-- start of DATASET EXTRACT --

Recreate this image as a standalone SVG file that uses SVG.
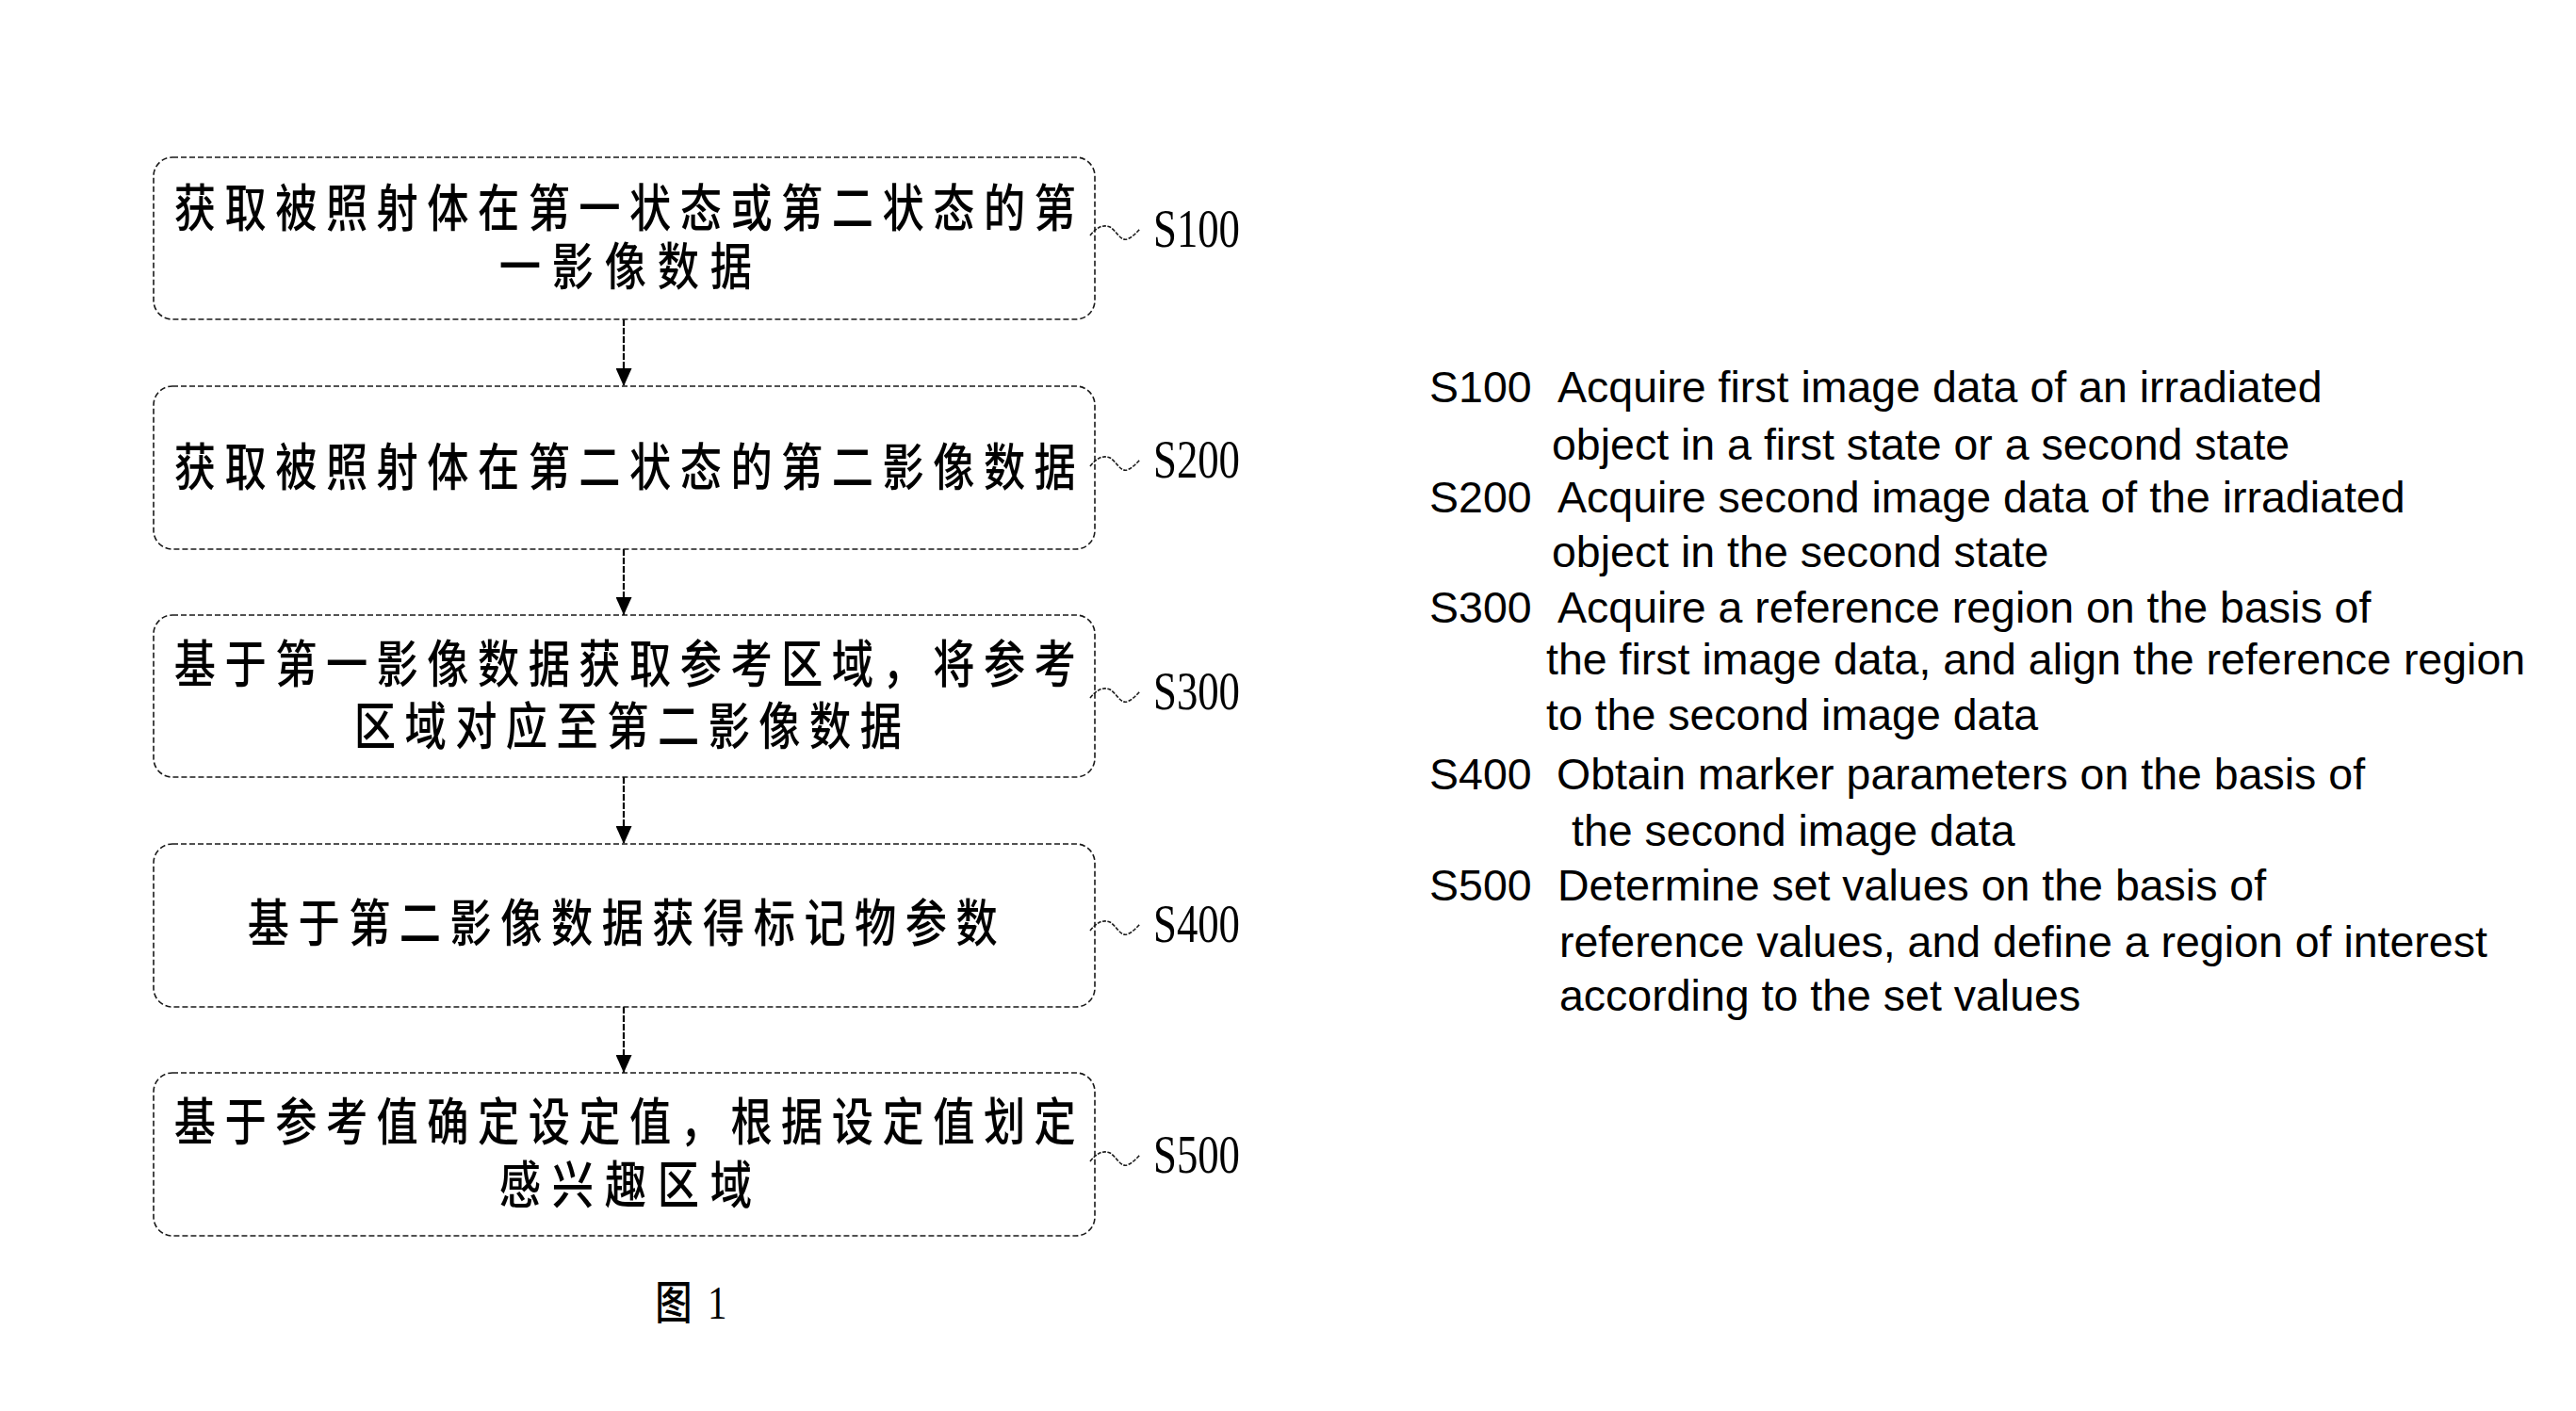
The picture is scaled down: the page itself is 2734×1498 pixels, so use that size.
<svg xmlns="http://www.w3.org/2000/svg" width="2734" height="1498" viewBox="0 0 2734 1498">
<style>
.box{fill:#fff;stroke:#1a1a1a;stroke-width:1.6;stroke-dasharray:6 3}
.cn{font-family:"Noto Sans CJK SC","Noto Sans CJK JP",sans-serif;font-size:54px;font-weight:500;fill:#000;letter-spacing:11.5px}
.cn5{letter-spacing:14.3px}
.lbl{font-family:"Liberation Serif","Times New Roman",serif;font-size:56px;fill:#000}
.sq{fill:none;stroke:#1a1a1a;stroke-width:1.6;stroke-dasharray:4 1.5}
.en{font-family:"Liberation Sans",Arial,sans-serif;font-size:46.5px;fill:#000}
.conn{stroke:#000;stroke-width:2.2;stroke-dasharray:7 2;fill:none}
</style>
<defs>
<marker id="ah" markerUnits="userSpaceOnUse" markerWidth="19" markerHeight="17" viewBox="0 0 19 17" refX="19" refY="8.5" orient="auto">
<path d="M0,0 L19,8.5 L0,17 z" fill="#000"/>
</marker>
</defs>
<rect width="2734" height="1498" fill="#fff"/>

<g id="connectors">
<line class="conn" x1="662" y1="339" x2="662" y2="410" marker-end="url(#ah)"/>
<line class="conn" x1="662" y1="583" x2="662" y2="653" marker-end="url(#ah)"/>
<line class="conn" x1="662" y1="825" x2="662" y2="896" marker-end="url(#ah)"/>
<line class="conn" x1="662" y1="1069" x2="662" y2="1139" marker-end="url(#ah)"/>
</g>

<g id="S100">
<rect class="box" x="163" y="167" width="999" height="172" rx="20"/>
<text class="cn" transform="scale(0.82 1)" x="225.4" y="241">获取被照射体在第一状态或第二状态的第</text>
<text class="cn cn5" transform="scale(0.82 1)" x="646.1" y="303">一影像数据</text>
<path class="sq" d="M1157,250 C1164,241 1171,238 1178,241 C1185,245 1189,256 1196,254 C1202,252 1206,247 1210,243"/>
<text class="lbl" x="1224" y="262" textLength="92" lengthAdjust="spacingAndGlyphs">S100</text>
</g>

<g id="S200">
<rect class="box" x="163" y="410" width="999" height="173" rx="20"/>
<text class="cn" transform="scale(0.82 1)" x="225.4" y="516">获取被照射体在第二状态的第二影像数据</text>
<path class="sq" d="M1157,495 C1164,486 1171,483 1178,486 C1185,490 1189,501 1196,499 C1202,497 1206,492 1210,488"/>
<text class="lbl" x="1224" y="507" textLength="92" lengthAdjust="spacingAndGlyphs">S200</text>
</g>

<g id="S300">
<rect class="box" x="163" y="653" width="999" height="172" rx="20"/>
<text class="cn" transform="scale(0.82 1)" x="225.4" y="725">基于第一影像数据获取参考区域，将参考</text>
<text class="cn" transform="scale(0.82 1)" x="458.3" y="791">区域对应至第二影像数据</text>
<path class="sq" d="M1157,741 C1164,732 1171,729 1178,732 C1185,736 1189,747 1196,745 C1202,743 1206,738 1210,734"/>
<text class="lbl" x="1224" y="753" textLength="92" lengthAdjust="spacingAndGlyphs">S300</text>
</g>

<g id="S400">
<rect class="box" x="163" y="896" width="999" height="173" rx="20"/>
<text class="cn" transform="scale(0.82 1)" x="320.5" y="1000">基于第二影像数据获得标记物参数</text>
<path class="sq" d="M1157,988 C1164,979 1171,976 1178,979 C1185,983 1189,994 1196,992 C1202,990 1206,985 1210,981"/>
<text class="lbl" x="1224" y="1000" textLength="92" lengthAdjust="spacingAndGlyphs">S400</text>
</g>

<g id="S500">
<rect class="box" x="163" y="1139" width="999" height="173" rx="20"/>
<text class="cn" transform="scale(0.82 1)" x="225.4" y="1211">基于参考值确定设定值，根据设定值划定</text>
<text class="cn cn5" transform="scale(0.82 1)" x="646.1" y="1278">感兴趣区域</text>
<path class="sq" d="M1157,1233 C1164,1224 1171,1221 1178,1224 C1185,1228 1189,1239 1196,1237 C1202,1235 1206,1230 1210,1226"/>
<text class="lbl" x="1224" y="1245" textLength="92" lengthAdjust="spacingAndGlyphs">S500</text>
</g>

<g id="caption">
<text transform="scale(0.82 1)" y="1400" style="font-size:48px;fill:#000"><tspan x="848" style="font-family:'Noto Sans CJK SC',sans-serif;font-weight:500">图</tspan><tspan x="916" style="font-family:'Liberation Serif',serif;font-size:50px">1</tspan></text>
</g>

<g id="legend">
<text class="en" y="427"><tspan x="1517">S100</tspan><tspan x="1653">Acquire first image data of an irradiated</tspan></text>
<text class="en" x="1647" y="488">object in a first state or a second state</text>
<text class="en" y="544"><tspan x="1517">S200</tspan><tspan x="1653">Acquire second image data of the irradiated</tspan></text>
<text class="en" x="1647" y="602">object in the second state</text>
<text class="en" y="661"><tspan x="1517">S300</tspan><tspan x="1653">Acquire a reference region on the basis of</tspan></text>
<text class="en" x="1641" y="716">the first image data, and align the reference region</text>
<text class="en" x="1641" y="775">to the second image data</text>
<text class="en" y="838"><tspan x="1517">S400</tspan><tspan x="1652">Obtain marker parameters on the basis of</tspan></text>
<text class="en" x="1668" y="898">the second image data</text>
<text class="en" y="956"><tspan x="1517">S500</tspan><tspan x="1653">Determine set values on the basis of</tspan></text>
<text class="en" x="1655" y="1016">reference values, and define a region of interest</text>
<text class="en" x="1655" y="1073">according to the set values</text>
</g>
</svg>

-- end of DATASET EXTRACT --

=== EXERCISE PROMPT ===
Transcribe the material exactly, leaving every picture out.

=== WRITTEN ANSWER ===
Recreate this image as a standalone SVG file that uses SVG.
The picture is scaled down: the page itself is 2734×1498 pixels, so use that size.
<svg xmlns="http://www.w3.org/2000/svg" width="2734" height="1498" viewBox="0 0 2734 1498">
<style>
.box{fill:#fff;stroke:#1a1a1a;stroke-width:1.6;stroke-dasharray:6 3}
.cn{font-family:"Noto Sans CJK SC","Noto Sans CJK JP",sans-serif;font-size:54px;font-weight:500;fill:#000;letter-spacing:11.5px}
.cn5{letter-spacing:14.3px}
.lbl{font-family:"Liberation Serif","Times New Roman",serif;font-size:56px;fill:#000}
.sq{fill:none;stroke:#1a1a1a;stroke-width:1.6;stroke-dasharray:4 1.5}
.en{font-family:"Liberation Sans",Arial,sans-serif;font-size:46.5px;fill:#000}
.conn{stroke:#000;stroke-width:2.2;stroke-dasharray:7 2;fill:none}
</style>
<defs>
<marker id="ah" markerUnits="userSpaceOnUse" markerWidth="19" markerHeight="17" viewBox="0 0 19 17" refX="19" refY="8.5" orient="auto">
<path d="M0,0 L19,8.5 L0,17 z" fill="#000"/>
</marker>
</defs>
<rect width="2734" height="1498" fill="#fff"/>

<g id="connectors">
<line class="conn" x1="662" y1="339" x2="662" y2="410" marker-end="url(#ah)"/>
<line class="conn" x1="662" y1="583" x2="662" y2="653" marker-end="url(#ah)"/>
<line class="conn" x1="662" y1="825" x2="662" y2="896" marker-end="url(#ah)"/>
<line class="conn" x1="662" y1="1069" x2="662" y2="1139" marker-end="url(#ah)"/>
</g>

<g id="S100">
<rect class="box" x="163" y="167" width="999" height="172" rx="20"/>
<text class="cn" transform="scale(0.82 1)" x="225.4" y="241">获取被照射体在第一状态或第二状态的第</text>
<text class="cn cn5" transform="scale(0.82 1)" x="646.1" y="303">一影像数据</text>
<path class="sq" d="M1157,250 C1164,241 1171,238 1178,241 C1185,245 1189,256 1196,254 C1202,252 1206,247 1210,243"/>
<text class="lbl" x="1224" y="262" textLength="92" lengthAdjust="spacingAndGlyphs">S100</text>
</g>

<g id="S200">
<rect class="box" x="163" y="410" width="999" height="173" rx="20"/>
<text class="cn" transform="scale(0.82 1)" x="225.4" y="516">获取被照射体在第二状态的第二影像数据</text>
<path class="sq" d="M1157,495 C1164,486 1171,483 1178,486 C1185,490 1189,501 1196,499 C1202,497 1206,492 1210,488"/>
<text class="lbl" x="1224" y="507" textLength="92" lengthAdjust="spacingAndGlyphs">S200</text>
</g>

<g id="S300">
<rect class="box" x="163" y="653" width="999" height="172" rx="20"/>
<text class="cn" transform="scale(0.82 1)" x="225.4" y="725">基于第一影像数据获取参考区域，将参考</text>
<text class="cn" transform="scale(0.82 1)" x="458.3" y="791">区域对应至第二影像数据</text>
<path class="sq" d="M1157,741 C1164,732 1171,729 1178,732 C1185,736 1189,747 1196,745 C1202,743 1206,738 1210,734"/>
<text class="lbl" x="1224" y="753" textLength="92" lengthAdjust="spacingAndGlyphs">S300</text>
</g>

<g id="S400">
<rect class="box" x="163" y="896" width="999" height="173" rx="20"/>
<text class="cn" transform="scale(0.82 1)" x="320.5" y="1000">基于第二影像数据获得标记物参数</text>
<path class="sq" d="M1157,988 C1164,979 1171,976 1178,979 C1185,983 1189,994 1196,992 C1202,990 1206,985 1210,981"/>
<text class="lbl" x="1224" y="1000" textLength="92" lengthAdjust="spacingAndGlyphs">S400</text>
</g>

<g id="S500">
<rect class="box" x="163" y="1139" width="999" height="173" rx="20"/>
<text class="cn" transform="scale(0.82 1)" x="225.4" y="1211">基于参考值确定设定值，根据设定值划定</text>
<text class="cn cn5" transform="scale(0.82 1)" x="646.1" y="1278">感兴趣区域</text>
<path class="sq" d="M1157,1233 C1164,1224 1171,1221 1178,1224 C1185,1228 1189,1239 1196,1237 C1202,1235 1206,1230 1210,1226"/>
<text class="lbl" x="1224" y="1245" textLength="92" lengthAdjust="spacingAndGlyphs">S500</text>
</g>

<g id="caption">
<text transform="scale(0.82 1)" y="1400" style="font-size:48px;fill:#000"><tspan x="848" style="font-family:'Noto Sans CJK SC',sans-serif;font-weight:500">图</tspan><tspan x="916" style="font-family:'Liberation Serif',serif;font-size:50px">1</tspan></text>
</g>

<g id="legend">
<text class="en" y="427"><tspan x="1517">S100</tspan><tspan x="1653">Acquire first image data of an irradiated</tspan></text>
<text class="en" x="1647" y="488">object in a first state or a second state</text>
<text class="en" y="544"><tspan x="1517">S200</tspan><tspan x="1653">Acquire second image data of the irradiated</tspan></text>
<text class="en" x="1647" y="602">object in the second state</text>
<text class="en" y="661"><tspan x="1517">S300</tspan><tspan x="1653">Acquire a reference region on the basis of</tspan></text>
<text class="en" x="1641" y="716">the first image data, and align the reference region</text>
<text class="en" x="1641" y="775">to the second image data</text>
<text class="en" y="838"><tspan x="1517">S400</tspan><tspan x="1652">Obtain marker parameters on the basis of</tspan></text>
<text class="en" x="1668" y="898">the second image data</text>
<text class="en" y="956"><tspan x="1517">S500</tspan><tspan x="1653">Determine set values on the basis of</tspan></text>
<text class="en" x="1655" y="1016">reference values, and define a region of interest</text>
<text class="en" x="1655" y="1073">according to the set values</text>
</g>
</svg>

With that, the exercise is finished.